September 24, 2018 Helrunar – Vanitas Vanitatvm (Album Review)
Coming from the Westphalia region of Germany, Helrunar play a strain of Black Metal concerned with paganistic themes outside the realm of Satanism. Having morphed into existence back in 2001, the band has maintained both an intellectual and a stylistically doom-tinged approach to their songwriting. A nearly two decade span of hard work has culminated in the release of Vanitas Vanitatvm, the seventh full-length album of Helrunar.
Due out on Friday, September 28, 2018 via Prophecy Productions (Lupus Lounge), the duo of Alsvartr (Sebastian Korkemeier) and Skald Draugin (Marcel Dreckmann) have been writing Helrunar music and lyrics since trimming down to a duo back in 2011. Shifting the focus of the band to darker, more somber themes and song styles, how will Vanitas Vanitatvm stack up against the dense and riff-laden works of their past?
The crushing “Saturnus” follows on from a classic strum of acoustic guitar, opening this treatise on savagery and atavism in the face of the Enlightenment of 13th to 17th century Europe. Attempting to capture the terror felt by the masses as science gradually began to supplant Christian mythology is the aim of this creation. The pounding blast of this opening song conveys these feelings. Carefully enunciated German, the hallmark of Skald Draugin, narrates well. Additionally, the band grasps dynamics, slowing the blast down at just the right time to build up tension.
An album highlight, “Lotophagoi” is Black Metal of the old school variety, but with timing changes and a repetitive vocal line that would make Rotting Christ proud. A triumphant set of flashpoint riffs underpins the guttural vocals. The velocity of this track leads into that of “Blutmond.” Helrunar offers delightfully frigid riffing and a robotic delivery to get under the skin of the listener. Skald Draugin’s vocals are as gravelly as that of any Death Metal vocalist. His German gives the proceedings that exotic flavor that so many fans of Heathen styled bands enjoy.
The sprawling “Da Brachen Aus Bose Blattern, am Menschen und am Vieh” displays a Helrunar that has not sounded quite this hungry since the early days.

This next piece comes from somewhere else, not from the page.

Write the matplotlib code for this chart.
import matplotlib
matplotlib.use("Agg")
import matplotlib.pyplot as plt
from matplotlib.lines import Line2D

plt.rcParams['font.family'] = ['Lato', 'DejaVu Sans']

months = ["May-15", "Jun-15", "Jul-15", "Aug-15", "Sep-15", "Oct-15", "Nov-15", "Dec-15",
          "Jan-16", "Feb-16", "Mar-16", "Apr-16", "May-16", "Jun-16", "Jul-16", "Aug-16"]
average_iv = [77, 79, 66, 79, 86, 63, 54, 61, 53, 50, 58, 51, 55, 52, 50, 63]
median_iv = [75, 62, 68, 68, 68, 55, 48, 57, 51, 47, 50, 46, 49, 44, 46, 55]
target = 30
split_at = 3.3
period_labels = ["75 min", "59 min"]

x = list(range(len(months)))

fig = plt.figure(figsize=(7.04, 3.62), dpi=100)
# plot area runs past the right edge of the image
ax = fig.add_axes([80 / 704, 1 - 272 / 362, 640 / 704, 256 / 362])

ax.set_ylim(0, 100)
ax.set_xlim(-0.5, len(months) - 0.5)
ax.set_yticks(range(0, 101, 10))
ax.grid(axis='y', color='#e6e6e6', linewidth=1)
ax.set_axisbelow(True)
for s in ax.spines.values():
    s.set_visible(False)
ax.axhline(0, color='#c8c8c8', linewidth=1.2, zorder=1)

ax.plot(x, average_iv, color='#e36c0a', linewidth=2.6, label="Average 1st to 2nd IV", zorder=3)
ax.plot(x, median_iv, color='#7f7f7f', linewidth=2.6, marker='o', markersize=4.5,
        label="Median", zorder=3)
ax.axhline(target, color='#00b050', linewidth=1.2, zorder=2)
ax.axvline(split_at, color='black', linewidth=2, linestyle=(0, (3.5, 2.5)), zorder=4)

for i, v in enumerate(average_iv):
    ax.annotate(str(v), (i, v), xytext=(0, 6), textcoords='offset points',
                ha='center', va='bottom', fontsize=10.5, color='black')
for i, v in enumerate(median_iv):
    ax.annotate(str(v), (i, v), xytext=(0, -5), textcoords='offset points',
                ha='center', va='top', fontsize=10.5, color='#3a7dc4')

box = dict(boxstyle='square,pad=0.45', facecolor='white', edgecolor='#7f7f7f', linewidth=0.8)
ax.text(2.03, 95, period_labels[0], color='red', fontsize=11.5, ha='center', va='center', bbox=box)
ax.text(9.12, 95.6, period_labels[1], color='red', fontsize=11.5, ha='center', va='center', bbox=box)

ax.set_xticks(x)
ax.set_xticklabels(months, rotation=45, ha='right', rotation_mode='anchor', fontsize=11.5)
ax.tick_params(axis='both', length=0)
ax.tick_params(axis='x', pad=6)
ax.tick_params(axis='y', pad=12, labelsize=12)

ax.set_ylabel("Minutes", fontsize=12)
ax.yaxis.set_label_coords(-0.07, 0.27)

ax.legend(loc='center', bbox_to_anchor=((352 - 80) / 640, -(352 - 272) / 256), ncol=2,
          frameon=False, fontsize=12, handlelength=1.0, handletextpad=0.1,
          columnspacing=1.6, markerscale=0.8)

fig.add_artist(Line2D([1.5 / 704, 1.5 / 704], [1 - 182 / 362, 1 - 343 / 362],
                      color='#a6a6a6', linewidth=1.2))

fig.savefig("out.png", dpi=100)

Amidst the bludgeoning, some rather contemplative soloing offsets the mood perfectly, showing continuing maturity on the part of these accomplished musicians.
Interestingly enough, the title-track is an instrumental, beginning with carefully wrought, gorgeously supple acoustic guitar which builds up to the appearance of distortion. Could Helrunar be capturing the zeitgeist of the lives about which the album’s theme revolves? The icy, hanging riff upon which the song ends gives way to the sharp sonic blade that is “In Eis Und Nacht.” Some Death Metal styling beefs up the song to great effect, while Skald Draugir’s vocals match the down-turned tempo.

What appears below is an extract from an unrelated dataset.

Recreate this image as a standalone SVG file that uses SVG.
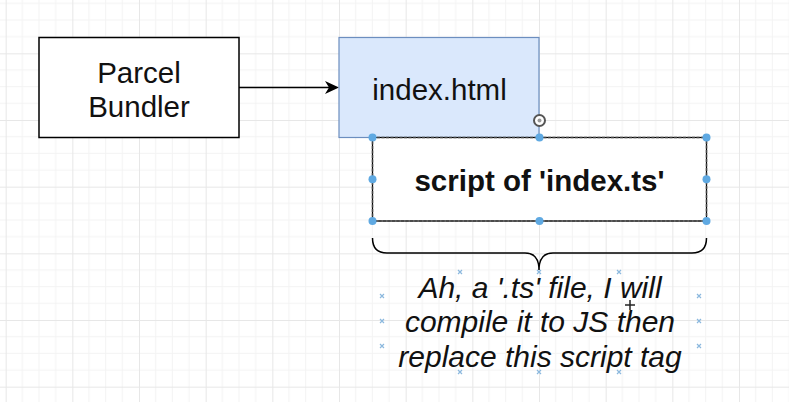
<svg xmlns="http://www.w3.org/2000/svg" width="789" height="402" viewBox="0 0 789 402">
  <style>
    .lbl { font-family: "Liberation Sans", Arial, sans-serif; fill: #111; text-anchor: middle; }
    .n { font-size: 29.5px; }
    .b { font-size: 29.5px; font-weight: bold; }
    .i { font-size: 30px; font-style: italic; }
    .handle { fill: #5fa9e2; }
    .xm { stroke: #8bb8de; stroke-width: 1.2; }
  </style>
  <defs>
    <pattern id="grid" patternUnits="userSpaceOnUse" x="5.67" y="-13.33" width="66.667" height="66.667">
      <path d="M16.667 0V66.667M33.333 0V66.667M50 0V66.667M0 16.667H66.667M0 33.333H66.667M0 50H66.667" stroke="#f3f3f3" stroke-width="1" fill="none"/>
      <path d="M0.5 0V66.667M0 0.5H66.667" stroke="#e7e7e7" stroke-width="1" fill="none"/>
    </pattern>
  </defs>
  <rect x="0" y="0" width="789" height="402" fill="#ffffff"/>
  <rect x="0" y="0" width="789" height="402" fill="url(#grid)"/>

  <g id="connectors">
    <line x1="239" y1="87.5" x2="330" y2="87.5" stroke="#000" stroke-width="1.5"/>
    <path d="M339 87.5 L325 81 L329 87.5 L325 94 Z" fill="#000"/>
    <path d="M372.5 238 Q372.5 253 387 253 L525 253 Q539 253 539 270 Q539 253 553 253 L692 253 Q706.5 253 706.5 238" fill="none" stroke="#000" stroke-width="1.5"/>
  </g>

  <g id="parcel-bundler">
    <rect x="39" y="37.5" width="200" height="100" fill="#ffffff" stroke="#000" stroke-width="1.5"/>
    <text class="lbl n" x="139" y="83">Parcel</text>
    <text class="lbl n" x="139" y="117">Bundler</text>
  </g>

  <g id="index-html">
    <rect x="339" y="37.5" width="200" height="100" fill="#dae8fc" stroke="#6c8ebf" stroke-width="1.2"/>
    <text class="lbl n" x="439.5" y="99.5">index.html</text>
  </g>

  <g id="script-of-index-ts">
    <rect x="372.5" y="137.5" width="334" height="83.5" fill="#ffffff" stroke="#000" stroke-width="1.2"/>
    <rect x="372.5" y="137.5" width="334" height="83.5" fill="none" stroke="#444" stroke-width="1.5" stroke-dasharray="3 1.5"/>
    <text class="lbl b" x="539.5" y="190.5">script of 'index.ts'</text>
    <g id="selection-handles">
      <circle class="handle" cx="372.5" cy="137.5" r="4"/>
      <circle class="handle" cx="539.5" cy="137.5" r="4"/>
      <circle class="handle" cx="706.5" cy="137.5" r="4"/>
      <circle class="handle" cx="372.5" cy="179.3" r="4"/>
      <circle class="handle" cx="706.5" cy="179.3" r="4"/>
      <circle class="handle" cx="372.5" cy="221" r="4"/>
      <circle class="handle" cx="539.5" cy="221" r="4"/>
      <circle class="handle" cx="706.5" cy="221" r="4"/>
    </g>
    <g id="rotate-handle">
      <circle cx="539.5" cy="120.5" r="5.5" fill="#fff" stroke="#555" stroke-width="2"/>
      <circle cx="539.5" cy="120.5" r="2" fill="#999"/>
    </g>
  </g>

  <g id="note">
    <text class="lbl i" x="540" y="298">Ah, a '.ts' file, I will</text>
    <text class="lbl i" x="540" y="332">compile it to JS then</text>
    <text class="lbl i" x="540" y="366.5">replace this script tag</text>
    <g id="note-markers" class="xm">
      <path d="M458 270l4 4M462 270l-4 4"/>
      <path d="M537 270l4 4M541 270l-4 4"/>
      <path d="M617 270l4 4M621 270l-4 4"/>
      <path d="M380 294l4 4M384 294l-4 4"/>
      <path d="M380 319l4 4M384 319l-4 4"/>
      <path d="M380 344l4 4M384 344l-4 4"/>
      <path d="M697 294l4 4M701 294l-4 4"/>
      <path d="M697 319l4 4M701 319l-4 4"/>
      <path d="M697 344l4 4M701 344l-4 4"/>
      <path d="M458 370l4 4M462 370l-4 4"/>
      <path d="M537 370l4 4M541 370l-4 4"/>
      <path d="M617 370l4 4M621 370l-4 4"/>
    </g>
    <path d="M630 300V310M625 305H635" stroke="#222" stroke-width="1.5"/>
  </g>
</svg>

Helrunar manage to retain their hunger and their dynamics through and through on this album. The music, however, is never allowed to get lost amidst a sustained barrage of changeless sounds. “Nachzehrer” lays a doom foundation before the narration of Skald Draugir takes over. Difficult to connect with for non-German speakers, the meter of a foreign language nonetheless manages to evoke a mood for the listener of gravity and collapse, of change and division.
Keeping up the sheer quality going on the album, Helrunar lay down “Als die Welt zur Nacht sich wandt” with supreme confidence. Another pit inducer, for fans of Black Metal it is a true storm of cleanly played but unfettered, unbridled darkness. Alsvartr and Skald Draugir throw in some acoustic loops from time to time which serve to create some amazing dynamics within the songs. Also a highlight, this one ends abruptly, giving way to the peculiar, mostly instrumental “Necropolis.”
Strings come into play on “Der Tag an dem das Meer seine Toten freigibt,” an outro of paranoia and tension pronounced so superbly as to create an even more brooding atmosphere than even the heaviest parts of the album. This is not a bad thing, as Helrunar musically attempts to achieve thinking as well as pure enjoyment out of its listeners.
In the world of Black and Pagan Metal, Helrunar has been and continues to be a force that no one should ignore. Vanitas Vanitatvm turns up the fury and the pace on its 2015 predecessor, Neiderkunfft, in the process managing to create one of the finer listens to be heard this year. Under appreciated and less known than they ought to be, with luck, this album will serve to raise awareness in the underground for the German freethinkers. Some bands follow, others lead. Helrunar fits in the latter category for sure, and Vanitas Vanitatvm is proof positive of that. That is why CrypticRock gives this album 4.5 out of 5 stars.